A federal judge in San Francisco is scheduled to rule today on whether Proposition 8, California's voter-approved ban on same-sex marriage, violates the U.S. Constitution.
The case before U.S. District Judge Vaughn Walker has been the nation's first federal trial on a U.S. constitutional challenge to a state law prohibiting gay marriage.
A previous five-year battle over same-sex marriage in California centered on the state rather than federal constitution.
The federal trial pits two same-sex couples who want to marry against the sponsors of Proposition 8 and their campaign committee, ProtectMarriage.com.
The measure was enacted as a state constitutional amendment by California voters in 2008 and provides that "only marriage between a man and a woman is valid or recognized in California."
Walker heard evidence in the nonjury trial in January, presided over closing arguments in June and, according to a court spokeswoman, will file a decision between 1 p.m. and 3 p.m. today.
Both sides have said Walker's court is only the first stop and that they will appeal if they lose, first to a federal appeals court in San Francisco and then likely to the U.S. Supreme Court.
In fact Proposition 8's sponsors filed a motion late Tuesday asking him to stay his ruling if he decides to strike down the ban while they appeal to the 9th U.S. Circuit Court of Appeals.

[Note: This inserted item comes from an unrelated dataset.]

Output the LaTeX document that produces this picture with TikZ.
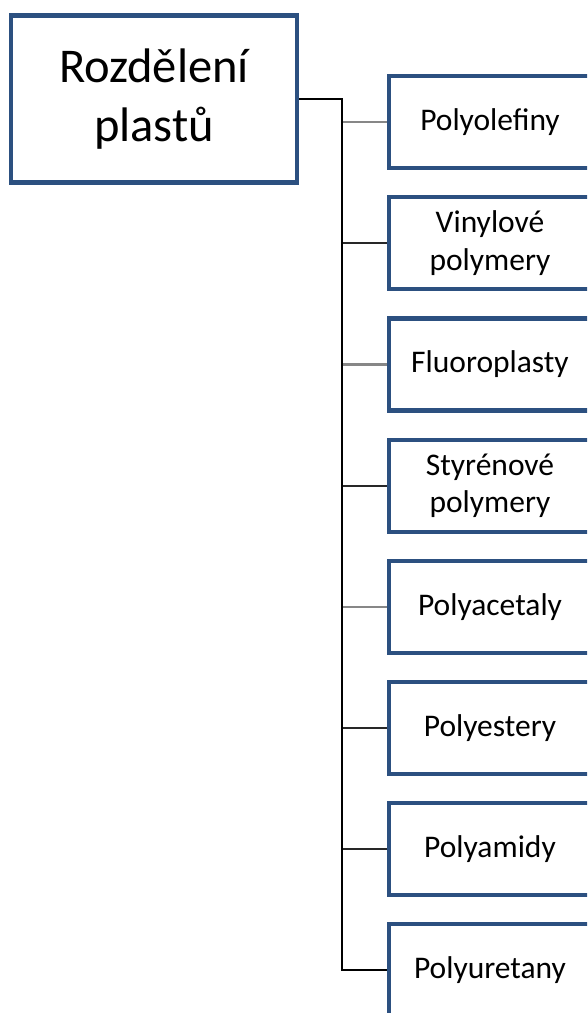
\documentclass[tikz,border=0pt]{standalone}
\usepackage{fontspec}
\setmainfont{Carlito}
\definecolor{boxblue}{RGB}{44,80,128}
\definecolor{linegray}{RGB}{135,135,135}
\definecolor{linedark}{RGB}{40,40,40}
\begin{document}
\begin{tikzpicture}[x=1pt,y=-1pt,
  rootbox/.style={draw=boxblue,line width=4.5pt,fill=white,minimum width=286pt,minimum height=167pt,inner sep=0pt,align=center,font=\fontsize{48.5}{59}\selectfont},
  childbox/.style={draw=boxblue,line width=4.5pt,fill=white,minimum width=202pt,minimum height=92pt,inner sep=0pt,align=center,font=\fontsize{31.5}{37.5}\selectfont},
  trunk/.style={draw=black,line width=1.8pt},
  branch/.style={draw=linedark,line width=1.4pt},
  graybranch/.style={draw=linegray,line width=2.6pt}]
\useasboundingbox (0,0) rectangle (587,1013);
\clip (0,0) rectangle (587,1013);
\node[rootbox] (root) at (154,99) {Rozdělení\\plastů};
\node[childbox] (c1) at (490,122) {Polyolefiny};
\node[childbox] (c2) at (490,243) {Vinylové\\polymery};
\node[childbox] (c3) at (490,364.5) {Fluoroplasty};
\node[childbox] (c4) at (490,486) {Styrénové\\polymery};
\node[childbox] (c5) at (490,607) {Polyacetaly};
\node[childbox] (c6) at (490,728) {Polyestery};
\node[childbox] (c7) at (490,849) {Polyamidy};
\node[childbox] (c8) at (490,970) {Polyuretany};
\coordinate (j0) at (342,99);
\foreach \i in {1,3,5} {
  \draw[graybranch] (c\i.west -| j0) -- (c\i.west);
}
\foreach \i in {2,4,6,7} {
  \draw[branch] (c\i.west -| j0) -- (c\i.west);
}
\draw[trunk] (root.east) -- (j0) |- (c8.west);
\end{tikzpicture}
\end{document}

Proposition 8 attorney Charles Cooper argued in the filing that the sponsors are likely to win on appeal and that allowing same-sex marriage in the interim would cause confusion and uncertainty.
Cooper wrote, "Another purported window of same-sex marriage in California would cause irreparable harm."
The last window of same-sex marriage in the state occurred between June 2008, when a California Supreme Court ruling allowing gay weddings under the state Constitution went into effect, and Nov. 4, 2008, when voters approved Proposition 8.
About 18,000 same-sex couples married during that time, and the state high court left those marriages in place at the same time that it upheld voters' right to enact Proposition 8 in a decision in May 2009.